South Sudan: Security Council urged to support implementation of roadmap to transition
© WFP Women feed their children at a nutrition site in South Sudan.
Ambassadors were briefed by Nicholas Haysom, head of the UN Mission in the country, UNMISS, who updated them on the latest political, humanitarian and human rights developments.
South Sudan’s warring sides signed the Revitalized Peace Agreement in 2018, establishing a transitional unity government. The roadmap, announced this past August, aims to complete key remaining tasks under the accord.
‘Second mortgage’ for peace
Mr. Haysom said progress has included passage of essential bills and the legislature’s ratification of the roadmap, which extends the current transitional period by 24 months, paving the way for elections.
“We hold the view that the roadmap is a second mortgage on the Revitalized Peace Agreement; one which must be repaid in good faith and within the stipulated timeframes,” he told the Council.
“As moral guarantors and partners of that agreement, our collective task is to ensure that the parties have the best possible international support to help them fulfill their commitments to the people of South Sudan.”
Foundation for stability
The UN envoy reported that he has underlined the need for “consistent and continued progress” on roadmap benchmarks in his engagements with President Salva Kiir, First Vice President Riek Machar, and other national leaders.
“We urge stakeholders to conceive of the roadmap not as a box-ticking exercise, but rather a qualitative process to lay the proper foundations for a stable and democratic nation,” he said.
Legal and technical arrangements for elections should be finalized soon, he continued, as the National Constitutional Amendment Committee (NCAC) has reviewed the Elections Act.

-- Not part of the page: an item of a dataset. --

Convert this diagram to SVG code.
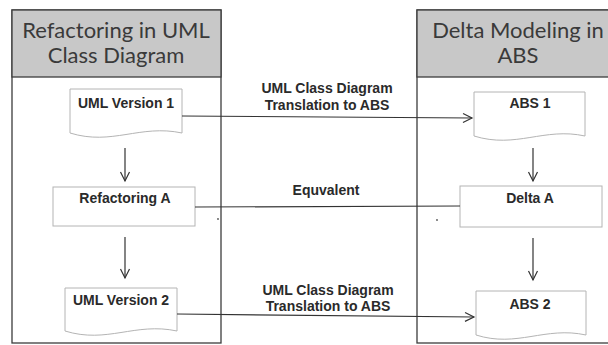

This is the first step in providing the legal basis for the reconstitution of the Commission that will manage the electoral process.
Critical deadlines missed
“While I commend the progress of the NCAC reviewing this Act, I note that the issue of implementation of quotas for women and persons with disabilities remains unresolved,” he said.
“I encourage the parties to reach a compromise on this matter, so that this legislation can be finalized at the earliest possible moment.”
Mr. Haysom was further concerned that deadlines for the Political Parties Act, the reconstituted National Constitutional Review Commission, and the establishment of the Constitutional Drafting Committee, have been missed.
“We consistently remind the South Sudanese that the two-year extension should not be regarded as a holiday break. We are concerned that delays are already having a domino effect on subsequent key benchmarks,” he warned.
Clashes, cattle raids and conflict
The UNMISS chief also expressed concern over armed militia clashes which have sparked displacement in northern Yonglei and neighbouring Upper Nile states.
He informed ambassadors of troubling intercommunal violence in another state, Warrap, and cattle raiding and migration-related conflicts in the Equatoria states.
Mr. Haysom drew attention to the ongoing worrying security situation in Upper Nile state. Violence there has taken on an ethnic dimension, he said, condemning killings, conflict related sexual violence, pillaging and large-scale civilian displacement.
Thousands of people have fled towards the UNMISS base at Kodok, and its protection of civilians site in the state capital, Malakal, which is already congested beyond capacity.
Impact on elections
Earlier this month, the UN Mission and partners issued a statement calling for the authorities to intervene, while urging an end to the violence and violations.
They warned that credible elections cannot take place in such an environment and that there will be consequences for those who promote conflict.
Mr. Haysom said tensions will continue to simmer and intensify as the electoral date draws closer.
“UNMISS will remain steadfast in prioritizing the protection of civilians in all aspects of our mandates and tasks: whether responding to pressing protection needs, like sub-national violence, or supporting a broader peace to take root, one that is underpinned by institutions of justice, human rights and accountability,” he affirmed.
“These efforts will go a long way to support an expansion of civic and political space and a culture of nonviolent debate and dispute resolution.”
Rising humanitarian needs
Turning to human rights, Mr. Haysom said UNMISS has issued five reports on the subject this year.
The Mission has also welcomed the activation of investigation committees on sub-national violence by the unity government, but Mr. Haysom urged these bodies to make their findings public.
“This would demonstrate the government’s commitment to accountability for perpetrators justice for survivors, and a pathway to reconciliation for all communities,” he said.
Meanwhile, humanitarians project that an estimated 9.4 million people in South Sudan – out of a population of roughly 12 million – will require support and protection next year.
Needs continue to outstrip wants, and the worsening humanitarian situation in the country has been exacerbated by flooding and localized drought.
Mr. Haysom also reported on the grim fact that humanitarians continue to give their lives serving there. Nine aid workers were killed in the line of duty this year, he said.